A contingency table is a way to summarize bivariate data, or data from two variables.

• 5136 is the count of people who lived AND were not inoculated. 
• 6224 is the total number of observations.
• 244 is the total number of people who were inoculated.
• 5374 is the total number of people who lived.

• These are basically two-variable frequency distributions.
• We can convert to proportions by dividing each count by the total number of observations.

• 0.8252 is the proportion of people who lived AND were not inoculated. 
• 1.000 is the proportion of total number of observations. Think of this as 100% of the observations.
• 0.0392 is the proportion of people who were inoculated.
• 0.8634 is the proportion of people who lived.

• The row and column totals are marginal probabilities.
• The probability of two events together (\(A\) and \(B\)) is a joint probability.

What can we learn about the result of smallpox if we already know something about inoculation status?
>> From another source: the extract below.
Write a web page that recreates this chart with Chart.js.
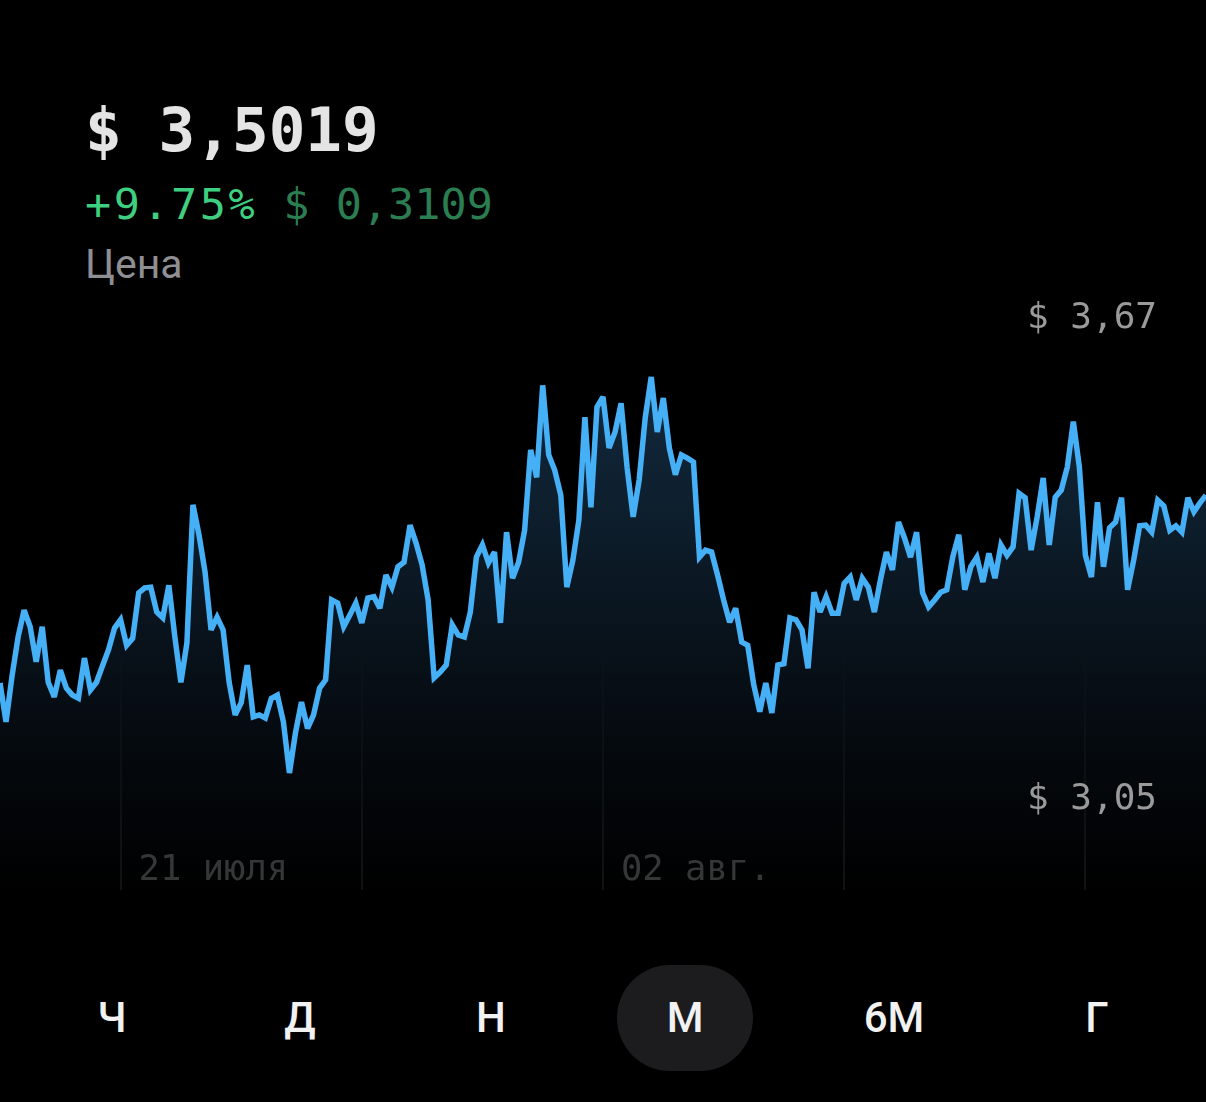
<!DOCTYPE html>
<html>
<head>
<meta charset="utf-8">
<script src="https://cdn.jsdelivr.net/npm/chart.js@4"></script>
<style>
  html, body { margin: 0; padding: 0; background: #000; }
  body { width: 1206px; height: 1102px; position: relative; overflow: hidden; }
  .mono { font-family: 'DejaVu Sans Mono', monospace; }
  #price { position: absolute; left: 85px; top: 94px; font-size: 61px; font-weight: bold; color: #e4e4e4; }
  #change { position: absolute; left: 85px; top: 179px; font-size: 43.5px; white-space: nowrap; }
  #change .pct { color: #3fcf80; letter-spacing: 2.5px; }
  #change .abs { color: #2b7d52; }
  #caption { position: absolute; left: 85px; top: 240px; font-family: Roboto, 'Noto Sans', sans-serif; font-size: 41px; color: #8e8e93; }
  #chartBox { position: absolute; left: 0; top: 300px; width: 1206px; height: 590px; }
  #periods { position: absolute; left: 0; top: 965px; width: 1206px; height: 106px; }
  .period { position: absolute; top: 0; height: 106px; line-height: 106px; transform: translateX(-50%);
            font-family: Roboto, 'Noto Sans', sans-serif; font-weight: 500; font-size: 42px; color: #f2f2f2; text-align: center; }
  .period.active { background: #1c1c1e; border-radius: 53px; width: 136px; }
</style>
</head>
<body>
<div id="price" class="mono"></div>
<div id="change" class="mono"><span class="pct"></span><span class="abs"></span></div>
<div id="caption">Цена</div>
<div id="chartBox"><canvas id="priceChart" width="1206" height="590"></canvas></div>
<div id="periods"></div>

<script>
// header values
const currentPrice = '$ 3,5019';
const changePct = '+9.75%';
const changeAbs = ' $ 0,3109';

// price series, one point per step (month view)
const prices = [
  3.191, 3.130, 3.202, 3.263, 3.305, 3.279, 3.224, 3.279, 3.192, 3.169,
  3.211, 3.183, 3.172, 3.167, 3.230, 3.180, 3.192, 3.218, 3.243, 3.277,
  3.290, 3.250, 3.261, 3.332, 3.340, 3.341, 3.302, 3.293, 3.344, 3.263,
  3.192, 3.254, 3.470, 3.423, 3.365, 3.274, 3.294, 3.274, 3.192, 3.141,
  3.160, 3.219, 3.138, 3.141, 3.136, 3.167, 3.172, 3.130, 3.050, 3.113,
  3.161, 3.120, 3.141, 3.183, 3.196, 3.321, 3.316, 3.279, 3.297, 3.316,
  3.285, 3.324, 3.326, 3.308, 3.360, 3.341, 3.373, 3.380, 3.438, 3.410,
  3.376, 3.321, 3.199, 3.208, 3.219, 3.282, 3.266, 3.263, 3.302, 3.388,
  3.407, 3.379, 3.396, 3.285, 3.427, 3.355, 3.380, 3.430, 3.556, 3.513,
  3.657, 3.548, 3.524, 3.485, 3.341, 3.383, 3.446, 3.607, 3.466, 3.623,
  3.639, 3.559, 3.584, 3.629, 3.528, 3.451, 3.509, 3.606, 3.670, 3.584,
  3.637, 3.559, 3.517, 3.548, 3.543, 3.537, 3.388, 3.399, 3.396, 3.360,
  3.321, 3.286, 3.308, 3.255, 3.250, 3.188, 3.146, 3.191, 3.144, 3.219,
  3.221, 3.293, 3.290, 3.274, 3.214, 3.333, 3.302, 3.326, 3.300, 3.300,
  3.347, 3.357, 3.321, 3.355, 3.341, 3.302, 3.352, 3.396, 3.368, 3.443,
  3.418, 3.388, 3.427, 3.332, 3.310, 3.321, 3.333, 3.337, 3.388, 3.423,
  3.337, 3.373, 3.388, 3.349, 3.394, 3.355, 3.407, 3.391, 3.404, 3.488,
  3.481, 3.399, 3.451, 3.512, 3.407, 3.482, 3.493, 3.529, 3.600, 3.529,
  3.391, 3.357, 3.474, 3.373, 3.434, 3.443, 3.481, 3.337, 3.383, 3.437,
  3.438, 3.427, 3.477, 3.468, 3.430, 3.437, 3.427, 3.481, 3.459, 3.473,
  3.485
];
const steps = prices.map((_, i) => i);

// vertical grid lines and the dates written next to some of them
const gridSteps = [20, 60, 100, 140, 180];
const dateSteps = [20, 100];
const dateLabels = ['21 июля', '02 авг.'];

const periods = ['Ч', 'Д', 'Н', 'М', '6М', 'Г'];
const periodCenters = [112, 300, 491, 685, 894, 1097];
const activePeriod = 'М';

document.getElementById('price').textContent = currentPrice;
document.querySelector('#change .pct').textContent = changePct;
document.querySelector('#change .abs').textContent = changeAbs;

const periodBox = document.getElementById('periods');
periods.forEach((p, i) => {
  const el = document.createElement('div');
  el.className = 'period' + (p === activePeriod ? ' active' : '');
  el.style.left = periodCenters[i] + 'px';
  el.textContent = p;
  periodBox.appendChild(el);
});

const fmt = v => '$ ' + v.toFixed(2).replace('.', ',');
const maxPrice = Math.max(...prices);
const minPrice = Math.min(...prices);

const decorations = {
  id: 'decorations',
  beforeDatasetsDraw(chart) {
    const { ctx, chartArea } = chart;
    const x = chart.scales.x;
    const top = chartArea.top + 340;
    const grad = ctx.createLinearGradient(0, top, 0, chartArea.bottom);
    grad.addColorStop(0, 'rgba(255,255,255,0)');
    grad.addColorStop(1, 'rgba(255,255,255,0.07)');
    ctx.save();
    ctx.strokeStyle = grad;
    ctx.lineWidth = 2;
    gridSteps.forEach(s => {
      const px = Math.round(x.getPixelForValue(s));
      ctx.beginPath();
      ctx.moveTo(px, top);
      ctx.lineTo(px, chartArea.bottom);
      ctx.stroke();
    });
    ctx.font = '35.5px "DejaVu Sans Mono", monospace';
    ctx.fillStyle = '#363636';
    ctx.textBaseline = 'alphabetic';
    ctx.textAlign = 'left';
    dateSteps.forEach((s, i) => {
      ctx.fillText(dateLabels[i], x.getPixelForValue(s) + 18, chartArea.bottom - 10);
    });
    ctx.restore();
    // sharp joins, but cut the longest spikes
    ctx.miterLimit = 3;
  },
  afterDatasetsDraw(chart) {
    const { ctx } = chart;
    const y = chart.scales.y;
    ctx.save();
    ctx.font = '36px "DejaVu Sans Mono", monospace';
    ctx.fillStyle = '#9a9a9a';
    ctx.textAlign = 'right';
    ctx.textBaseline = 'middle';
    ctx.fillText(fmt(maxPrice), 1157, y.getPixelForValue(maxPrice) - 58);
    ctx.fillText(fmt(minPrice), 1157, y.getPixelForValue(minPrice) + 27);
    ctx.restore();
  }
};

new Chart(document.getElementById('priceChart'), {
  type: 'line',
  data: {
    labels: steps,
    datasets: [{
      data: prices,
      borderColor: '#46b0f6',
      borderWidth: 5.5,
      borderJoinStyle: 'miter',
      pointRadius: 0,
      tension: 0,
      fill: 'start',
      backgroundColor: (context) => {
        const { ctx, chartArea } = context.chart;
        if (!chartArea) return 'rgba(0,0,0,0)';
        const g = ctx.createLinearGradient(0, chartArea.top, 0, chartArea.bottom);
        g.addColorStop(0, 'rgba(40,92,138,0.52)');
        g.addColorStop(0.4, 'rgba(40,88,130,0.32)');
        g.addColorStop(0.7, 'rgba(40,80,120,0.15)');
        g.addColorStop(1, 'rgba(40,80,120,0)');
        return g;
      }
    }]
  },
  options: {
    responsive: false,
    animation: false,
    layout: { padding: 0 },
    plugins: { legend: { display: false }, tooltip: { enabled: false } },
    scales: {
      x: { display: false, offset: false },
      y: { display: false, min: 2.8668, max: 3.7906 }
    }
  },
  plugins: [decorations]
});
</script>
</body>
</html>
• For example, given that a person is inoculated, what is the probability of death?
• To figure this out, we restrict our attention to the 244 inoculated cases. Of these, 6 died. So the probability is 6/244.
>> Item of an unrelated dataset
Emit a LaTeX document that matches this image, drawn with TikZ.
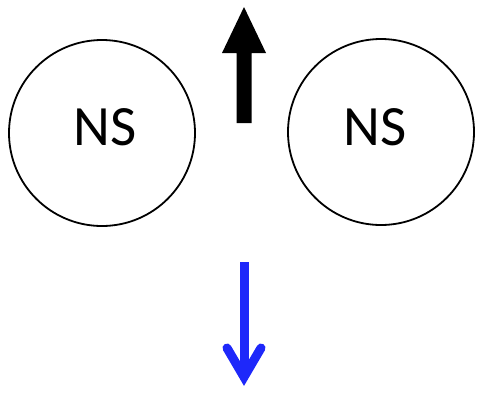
\documentclass[tikz,border=0pt]{standalone}
\usepackage{fontspec}
\setmainfont{Carlito}
\definecolor{fieldblue}{RGB}{30,40,250}
\begin{document}
\begin{tikzpicture}[x=1pt,y=-1pt,
  star/.style={circle,draw=black,line width=1.8pt,inner sep=0pt,minimum size=186pt},
  starlabel/.style={font=\fontsize{57}{60}\selectfont,inner sep=0pt},
  pull/.style={draw=fieldblue,line width=9pt}]
  \useasboundingbox (0,0) rectangle (487,397);
  % the two neutron stars
  \node[star] (ns1) at (102,133) {};
  \node[star] (ns2) at (381,132) {};
  \node[starlabel] (l1) at (105,127) {NS};
  \node[starlabel] (l2) at (375,127) {NS};
  % upward black arrow: shaft and triangular head
  \coordinate (uptip) at (244,7);
  \coordinate (upbase) at (244,123);
  \fill[black] (236.5,123) -- (236.5,53) -- (222,53) -- (uptip)
     -- (266,53) -- (251.5,53) -- (251.5,123) -- cycle;
  % downward blue arrow
  \coordinate (dntop) at (244,262);
  \coordinate (dnapex) at (244,377);
  \coordinate (wingl) at (227,348);
  \coordinate (wingr) at (261,348);
  \draw[pull] (dntop) -- (dnapex);
  \draw[pull,line cap=round,line join=miter] (wingl) -- (dnapex) -- (wingr);
\end{tikzpicture}
\end{document}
Conditional probability: the probability of some event \(A\) if we know that event \(B\) occurred (or is true): \[P(A|B) = \frac{P(A\text{ and }B)}{P(B)}\] where the symbol | is read as “given”.

• For death given inoculation, \[\begin{align} P(\text{death}|\text{inoculation}) &= \frac{P(\text{death and inoculation})}{P(\text{inoculation})} \\ &= \frac{0.0010}{0.0392} = 0.0255 \end{align}\]
• We could also write this as \[\begin{align} P(\text{death}|\text{inoculation}) &= \frac{P(\text{death and inoculation})}{P(\text{inoculation})} \\ &= \frac{6/6224}{244/6224} = \frac{6}{244} \end{align}\]

If knowing whether event \(B\) occurs tells us nothing about event \(A\), the events are independent. For example, if we know that the first flip of a (fair) coin came up heads, that doesn’t tell us anything about what will happen next time we flip that coin.

We can test for independence by checking if \(P(A|B)=P(A)\).

If \(A\) and \(B\) are independent events, then \[P(A \text{ and }B) = P(A)P(B).\]

• We can extend this to more than two events: \[P(A \text{ and }B \text{ and } C \text{ and } \dots) = P(A)P(B)P(C)\dots.\]
• Note that if \(P(A \text{ and }B) \ne P(A)P(B)\), then \(A\) and \(B\) are not independent.

Find the probability of rolling a \(6\) on your first roll of a die and a \(6\) on your second roll.

Let \(A=\) (rolling a \(6\) on first roll) and \(B=\) (rolling a \(6\) on second roll). For each roll, the probabiltiy of getting a \(6\) is \(1/6\), so \(P(A) = \frac{1}{6}\) and \(P(B) = \frac{1}{6}\).

Then, because each roll is independent of any other rolls, \[P(A \text{ and }B) = P(A)P(B) = \frac{1}{6}\times\frac{1}{6} = \frac{1}{36}\]

If \(A\) and \(B\) are any two events, then \[P(A \text{ and }B) = P(A|B)P(B).\]

• This is just the conditional probability formula, rewritten in terms of \(P(A \text{ and }B)\)!

Suppose we know that 38.4% of US households have dogs and that among those with dogs, 23.1% have cats. Find the probability that a US household has both dogs and cats.